Any bad behaving clients can easily be identified since they are either not presenting the solution in a timely manner nor are they presenting the correct answer. So even if a malicious client is trying to guess the secret the server should be able to easily and cheaply refuse access. Especially if each failed attempt results in a new puzzle being required and potentially an even harder puzzle (a larger K).
Naturally there is an interesting twist if we are considering the service to be a distributed service. Since this is a counter measure for DoS attacks we don't want to keep connections open while the puzzle is being solved so we have no guarantee that solution is reaching the same server as the one initiating the request. I think there are two practical ways to solve this.
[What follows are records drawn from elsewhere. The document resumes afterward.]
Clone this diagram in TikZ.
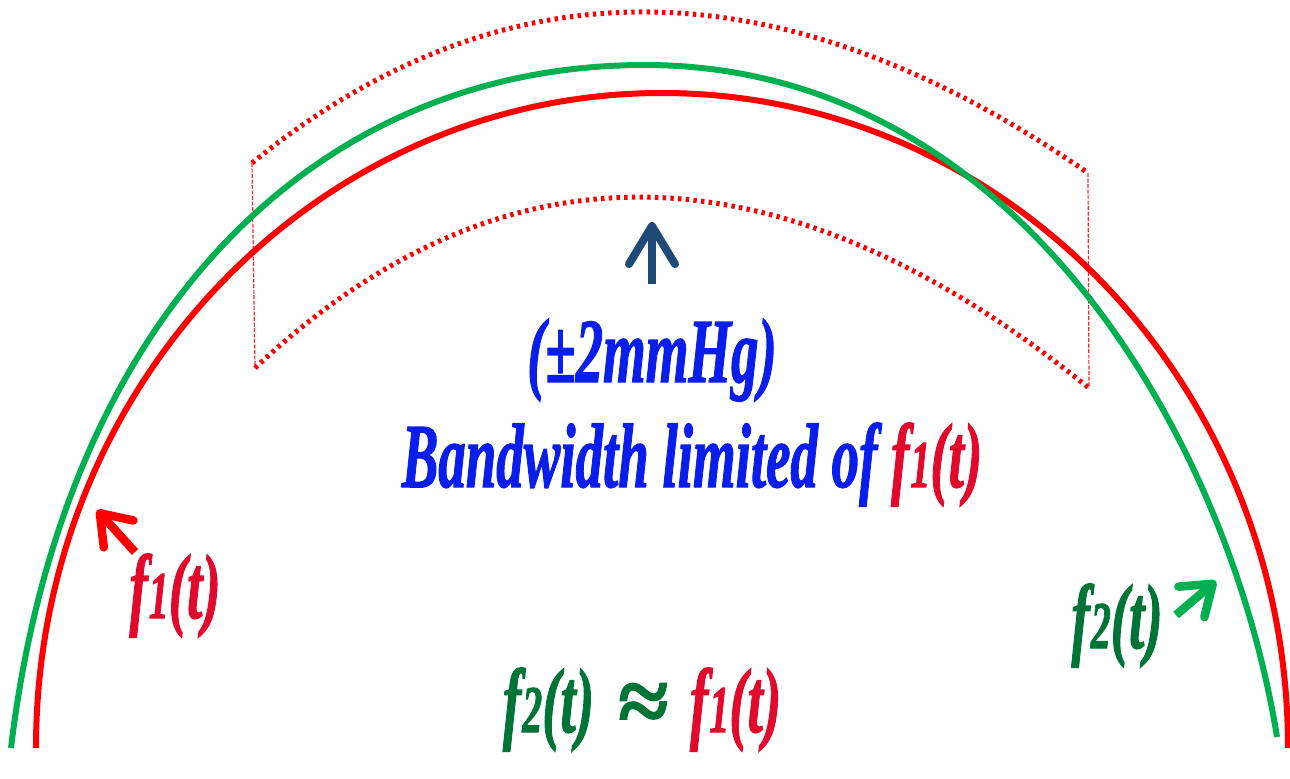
\documentclass[tikz,border=0pt]{standalone}
\usepackage{fontspec}
\setmainfont{Liberation Serif}
\newfontfamily\heavyit{Liberation Serif Bold Italic}[FakeBold=1.6]
\usepackage{graphicx}
\usepackage{tikz}
\usetikzlibrary{arrows.meta,calc}
\definecolor{curvered}{RGB}{255,0,0}
\definecolor{curvegreen}{RGB}{0,176,80}
\definecolor{txtblue}{RGB}{10,30,235}
\definecolor{txtred}{RGB}{225,10,45}
\definecolor{txtgreen}{RGB}{0,115,55}
\definecolor{ptrblue}{RGB}{31,74,120}
\newcommand{\narrow}[1]{\scalebox{0.6}[1]{#1}}
\newcommand{\fsig}[1]{f\kern0.02em{\fontsize{19}{20}\selectfont #1}}
\tikzset{
redcurve/.style={draw=curvered,line width=0.06cm},
greencurve/.style={draw=curvegreen,line width=0.06cm},
bandarc/.style={draw=curvered,line width=0.05cm,dash pattern=on 0.034cm off 0.043cm},
bandside/.style={draw=curvered!85,line width=0.012cm,dash pattern=on 0.04cm off 0.015cm},
labeltext/.style={font=\fontsize{26}{28}\selectfont\heavyit,inner sep=0pt,anchor=base},
ptrarr/.style={line width=0.085cm,-{Straight Barb[length=2.8mm,width=4mm,round]}},
bandarr/.style={draw=ptrblue,line width=0.08cm,-{Straight Barb[length=3.8mm,width=4.6mm,round]}}
}
\begin{document}
\begin{tikzpicture}[
x=0.01cm,
y=-0.01cm
]
\useasboundingbox (0,0) rectangle (1290,778);
% tolerance band
\coordinate (bandTL) at (252,163);
\coordinate (bandTR) at (1088,173);
\coordinate (bandBL) at (255,368);
\coordinate (bandBR) at (1089,388);
\draw[bandarc] (bandTL) .. controls (504,-42) and (783,-38) .. (bandTR);
\draw[bandarc] (bandBL) .. controls (504,134) and (782,140) .. (bandBR);
\draw[bandside] (bandTL) -- (bandBL);
\draw[bandside] (bandTR) -- (bandBR);
% the two signals
\draw[redcurve] (36,748) arc[start angle=180,end angle=360,x radius=626,y radius=655];
\draw[greencurve] (11,748) .. controls (61,328) and (305,65) .. (645,65)
  .. controls (1020,65) and (1230,445) .. (1277,737);
% labels
\node[labeltext,txtblue] (bandlabel) at (652,382) {\narrow{(±2mmHg)}};
\node[labeltext,txtblue] (bandtitle) at (692,487) {\narrow{Bandwidth limited of \textcolor{txtred}{\fsig{1}(t)}}};
\node[labeltext,txtred] (redlabel) at (175,618) {\narrow{\fsig{1}(t)}};
\node[labeltext,txtgreen] (greenlabel) at (1117,648) {\narrow{\fsig{2}(t)}};
\node[labeltext] (approxlabel) at (642,732) {\textcolor{txtgreen}{\narrow{\fsig{2}(t)} ≈} \textcolor{txtred}{\narrow{\fsig{1}(t)}}};
% pointers
\coordinate (bandtail) at (652,284);
\coordinate (bandtip) at (652,222);
\coordinate (redtail) at (135,552);
\coordinate (redtip) at (97,510);
\coordinate (greentail) at (1176,615);
\coordinate (greentip) at (1216,581);
\draw[bandarr] (bandtail) -- (bandtip);
\draw[ptrarr,draw=curvered] (redtail) -- (redtip);
\draw[ptrarr,draw=curvegreen] (greentail) -- (greentip);
\end{tikzpicture}
\end{document}
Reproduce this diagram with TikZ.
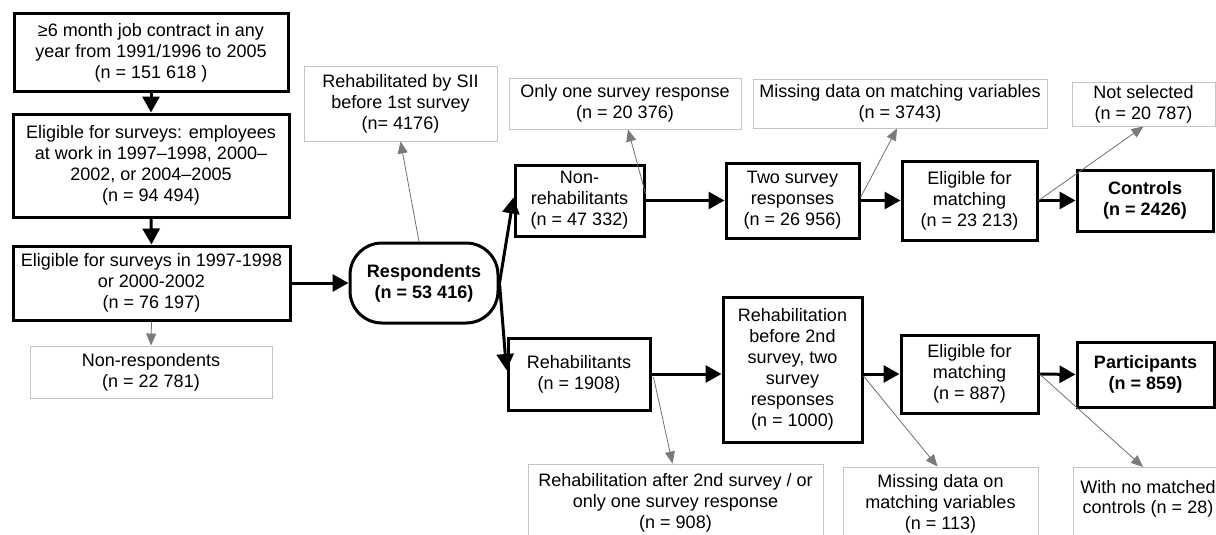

Either you keep solutions for issued requests in a distributed in-memory cache. Yes it means each guess needs to be verified most likely with a network hop, but it might be worth it. The other option is that a number of secrets are distributed to all servers and they each pick a secret from this collection randomly. This is a variant of the one-time-pad and will ensure each secret is only verified one per server at the expense of some clients having to redo the puzzle because the server they talk to considers the secret used. This can however be minimized by having a large enough collection of secrets that is replaced often enough that it is replaced when it is far from depleted.
Maybe it is the problems involved in distributed systems that never made client puzzles more popular... What do you think?